IHK-Experte geht von Planungen hinter den Kulissen aus
So wie der Willicher Wirtschaftsförderer geht der IHK-Experte auch davon aus, dass sich viele Firmen hinter den Kulissen für die unterschiedlichen Szenarien wappnen. Enders geht davon aus, dass das Thema an Fahrt aufnimmt, wenn die Rahmenbedingungen endlich geklärt seien und die Unternehmen diese in die Praxis umsetzen müssten. Bis dahin herrsche eine abwartende Haltung vor.
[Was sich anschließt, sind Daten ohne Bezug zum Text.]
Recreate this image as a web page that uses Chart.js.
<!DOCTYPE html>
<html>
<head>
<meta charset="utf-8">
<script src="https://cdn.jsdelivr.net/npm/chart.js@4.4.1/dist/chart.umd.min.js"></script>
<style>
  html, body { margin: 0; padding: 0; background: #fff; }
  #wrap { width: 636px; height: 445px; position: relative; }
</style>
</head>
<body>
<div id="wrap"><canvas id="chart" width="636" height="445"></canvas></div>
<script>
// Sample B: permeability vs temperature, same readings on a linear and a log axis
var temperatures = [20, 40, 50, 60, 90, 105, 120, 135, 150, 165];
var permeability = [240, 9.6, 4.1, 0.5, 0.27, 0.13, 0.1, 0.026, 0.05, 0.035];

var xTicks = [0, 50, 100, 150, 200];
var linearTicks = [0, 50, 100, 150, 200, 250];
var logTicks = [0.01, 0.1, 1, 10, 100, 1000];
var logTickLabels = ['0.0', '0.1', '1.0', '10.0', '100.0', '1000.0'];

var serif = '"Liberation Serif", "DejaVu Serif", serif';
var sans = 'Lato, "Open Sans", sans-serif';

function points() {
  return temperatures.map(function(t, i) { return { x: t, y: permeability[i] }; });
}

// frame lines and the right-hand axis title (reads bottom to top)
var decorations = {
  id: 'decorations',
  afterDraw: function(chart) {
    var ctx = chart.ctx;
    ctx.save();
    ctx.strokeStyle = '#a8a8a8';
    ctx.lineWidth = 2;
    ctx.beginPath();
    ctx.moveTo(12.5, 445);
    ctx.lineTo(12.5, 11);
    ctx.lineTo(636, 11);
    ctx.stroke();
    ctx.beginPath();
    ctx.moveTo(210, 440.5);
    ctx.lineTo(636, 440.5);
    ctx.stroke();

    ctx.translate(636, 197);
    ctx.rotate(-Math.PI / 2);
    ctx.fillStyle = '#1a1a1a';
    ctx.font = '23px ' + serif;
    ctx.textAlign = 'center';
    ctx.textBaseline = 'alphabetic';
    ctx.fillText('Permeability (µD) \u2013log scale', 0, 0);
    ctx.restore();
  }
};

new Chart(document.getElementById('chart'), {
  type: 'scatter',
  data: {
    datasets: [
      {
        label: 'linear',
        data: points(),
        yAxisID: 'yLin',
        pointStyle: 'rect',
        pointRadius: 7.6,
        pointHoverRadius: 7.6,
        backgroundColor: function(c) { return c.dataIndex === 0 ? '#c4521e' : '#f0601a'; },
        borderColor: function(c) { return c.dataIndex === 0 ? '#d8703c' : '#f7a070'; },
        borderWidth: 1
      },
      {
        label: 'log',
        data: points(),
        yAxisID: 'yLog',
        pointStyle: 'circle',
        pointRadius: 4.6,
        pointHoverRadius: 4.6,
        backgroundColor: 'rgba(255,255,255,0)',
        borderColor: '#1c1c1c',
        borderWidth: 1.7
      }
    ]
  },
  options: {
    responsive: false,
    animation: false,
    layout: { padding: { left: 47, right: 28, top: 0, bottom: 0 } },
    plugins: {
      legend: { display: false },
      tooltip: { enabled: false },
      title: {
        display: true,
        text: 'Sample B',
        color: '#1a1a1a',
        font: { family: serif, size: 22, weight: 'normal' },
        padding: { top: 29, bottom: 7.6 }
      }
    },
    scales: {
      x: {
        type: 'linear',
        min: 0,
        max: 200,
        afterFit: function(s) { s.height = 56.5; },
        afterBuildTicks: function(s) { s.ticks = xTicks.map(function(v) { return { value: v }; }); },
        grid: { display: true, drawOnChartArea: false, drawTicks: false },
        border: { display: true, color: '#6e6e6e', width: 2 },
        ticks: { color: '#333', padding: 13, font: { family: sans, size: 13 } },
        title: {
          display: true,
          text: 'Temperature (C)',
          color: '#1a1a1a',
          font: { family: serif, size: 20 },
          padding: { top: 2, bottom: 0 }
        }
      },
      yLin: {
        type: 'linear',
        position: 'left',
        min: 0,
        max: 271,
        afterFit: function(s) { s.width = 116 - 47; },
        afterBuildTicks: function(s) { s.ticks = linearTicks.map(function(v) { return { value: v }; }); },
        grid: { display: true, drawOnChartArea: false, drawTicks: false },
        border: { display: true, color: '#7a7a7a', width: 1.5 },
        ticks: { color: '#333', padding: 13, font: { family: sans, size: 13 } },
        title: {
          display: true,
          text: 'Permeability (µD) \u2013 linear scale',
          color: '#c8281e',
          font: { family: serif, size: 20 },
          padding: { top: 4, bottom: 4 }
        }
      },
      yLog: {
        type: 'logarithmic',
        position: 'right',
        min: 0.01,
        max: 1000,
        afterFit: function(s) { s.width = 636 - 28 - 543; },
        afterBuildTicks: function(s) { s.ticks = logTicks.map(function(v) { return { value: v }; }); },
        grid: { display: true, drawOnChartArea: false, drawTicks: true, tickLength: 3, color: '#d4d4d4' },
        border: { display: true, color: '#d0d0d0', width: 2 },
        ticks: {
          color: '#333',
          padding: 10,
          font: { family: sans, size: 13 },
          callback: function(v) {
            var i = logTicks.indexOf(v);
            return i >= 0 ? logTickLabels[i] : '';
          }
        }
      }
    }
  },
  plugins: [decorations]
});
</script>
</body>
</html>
Nun gibt es auch einige Experten, die in einem Brexit durchaus Chancen oder Vorteile für deutsche Unternehmen sehen – beispielsweise, wenn sich britische Konkurrenten zurückziehen. „Die von uns erhobenen Daten weisen nicht darauf hin, dass die Unternehmen am mittleren Niederrhein eine Chance im Brexit sehen“, so Stefan Enders. Anderswo zu vernehmende Thesen könne er für den Niederrhein daher nicht bestätigen. Auch mit zusätzlichen Fachkräften (zum Beispiel aus Polen) scheinen die Unternehmen in der Region nicht zu rechnen. Im Zuge der Brexit-Debatte wird auch vermutet, dass sich polnische Arbeitnehmer statt nach Großbritannien eher nach Deutschland orientieren werden. Die IHK Mittlerer Niederrhein rechnet derzeit aber nicht mit einem breiteren Angebot an Fachkräften.